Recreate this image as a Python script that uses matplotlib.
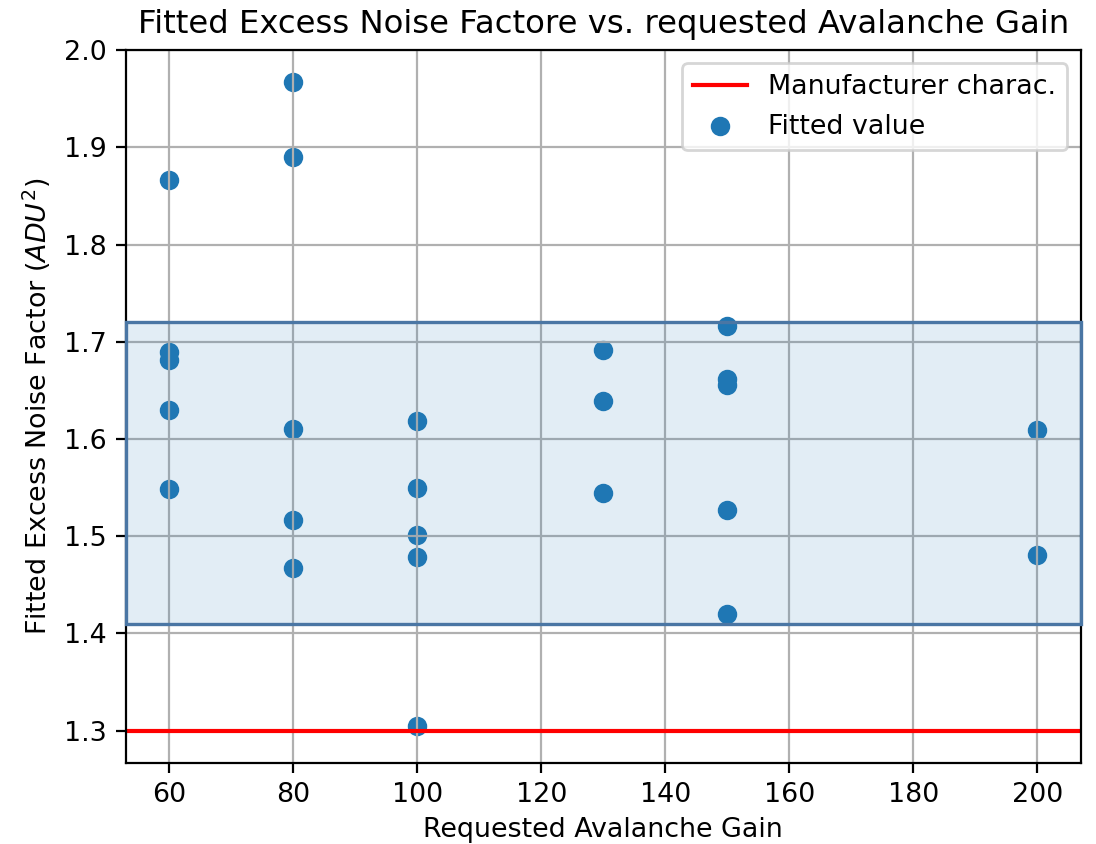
import matplotlib
matplotlib.use('Agg')
import matplotlib.pyplot as plt

# Mõõdetud väärtused (loetud pildilt)
gain = [60, 60, 60, 60, 60,
        80, 80, 80, 80, 80,
        100, 100, 100, 100, 100,
        130, 130, 130,
        150, 150, 150, 150, 150,
        200, 200]
enf = [1.866, 1.689, 1.681, 1.630, 1.548,
       1.967, 1.890, 1.610, 1.517, 1.467,
       1.618, 1.550, 1.501, 1.479, 1.305,
       1.692, 1.639, 1.544,
       1.716, 1.662, 1.655, 1.527, 1.420,
       1.609, 1.481]
manufacturer = 1.3
band_low, band_high = 1.41, 1.72

plt.rcParams['font.size'] = 9.7

fig = plt.figure(figsize=(5.48, 4.22), dpi=200)
ax = fig.add_axes([0.115, 0.096, 0.871, 0.845])

# Lubatud vahemik - joonistatakse ruudustiku peale nagu originaalis
ax.axhspan(band_low, band_high, facecolor=(0.12, 0.47, 0.71, 0.13),
           edgecolor='#4a76a4', linewidth=1.2, zorder=3, clip_on=False)
ax.axhline(manufacturer, color='red', linewidth=1.5, label='Manufacturer charac.')
ax.scatter(gain, enf, color='#1f77b4', s=36, label='Fitted value')

ax.grid(True)
ax.set_title('Fitted Excess Noise Factore vs. requested Avalanche Gain', fontsize=11.65)
ax.set_xlabel('Requested Avalanche Gain', labelpad=3)
ax.set_ylabel('Fitted Excess Noise Factor ($ADU^2$)')
ax.legend(loc='upper right')

fig.savefig('out.png', dpi=200)
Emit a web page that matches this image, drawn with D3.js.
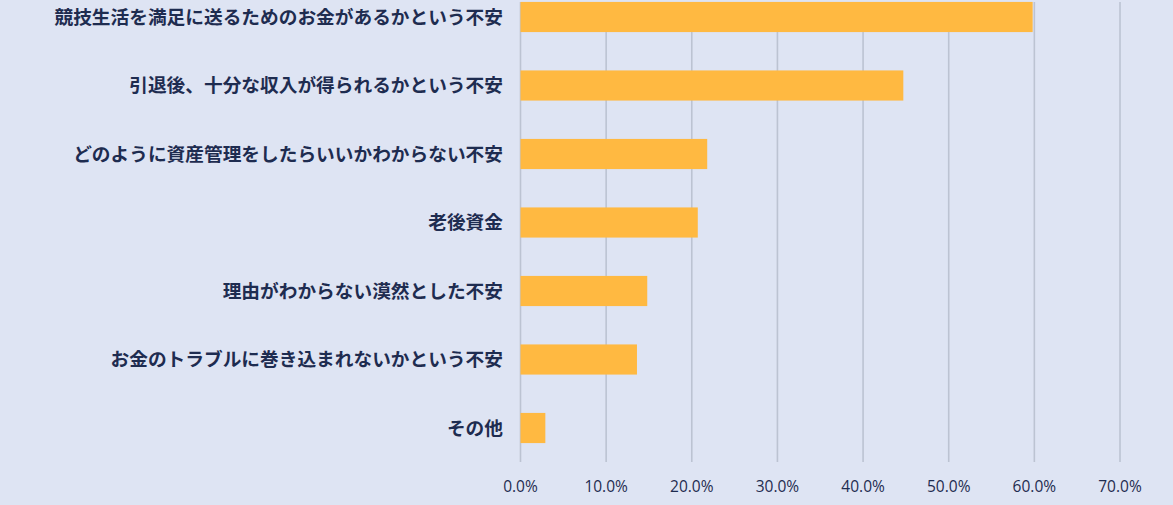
-=-=-
■ EXERCISE DESCRIPTION
Retype the records above word for word, from their first line through the line containing "ax = fig.add_axes([0.115, 0.096, 0.871, 0.845])", and leave out every picture.

■ RESULT
Recreate this image as a Python script that uses matplotlib.
import matplotlib
matplotlib.use('Agg')
import matplotlib.pyplot as plt

# Mõõdetud väärtused (loetud pildilt)
gain = [60, 60, 60, 60, 60,
        80, 80, 80, 80, 80,
        100, 100, 100, 100, 100,
        130, 130, 130,
        150, 150, 150, 150, 150,
        200, 200]
enf = [1.866, 1.689, 1.681, 1.630, 1.548,
       1.967, 1.890, 1.610, 1.517, 1.467,
       1.618, 1.550, 1.501, 1.479, 1.305,
       1.692, 1.639, 1.544,
       1.716, 1.662, 1.655, 1.527, 1.420,
       1.609, 1.481]
manufacturer = 1.3
band_low, band_high = 1.41, 1.72

plt.rcParams['font.size'] = 9.7

fig = plt.figure(figsize=(5.48, 4.22), dpi=200)
ax = fig.add_axes([0.115, 0.096, 0.871, 0.845])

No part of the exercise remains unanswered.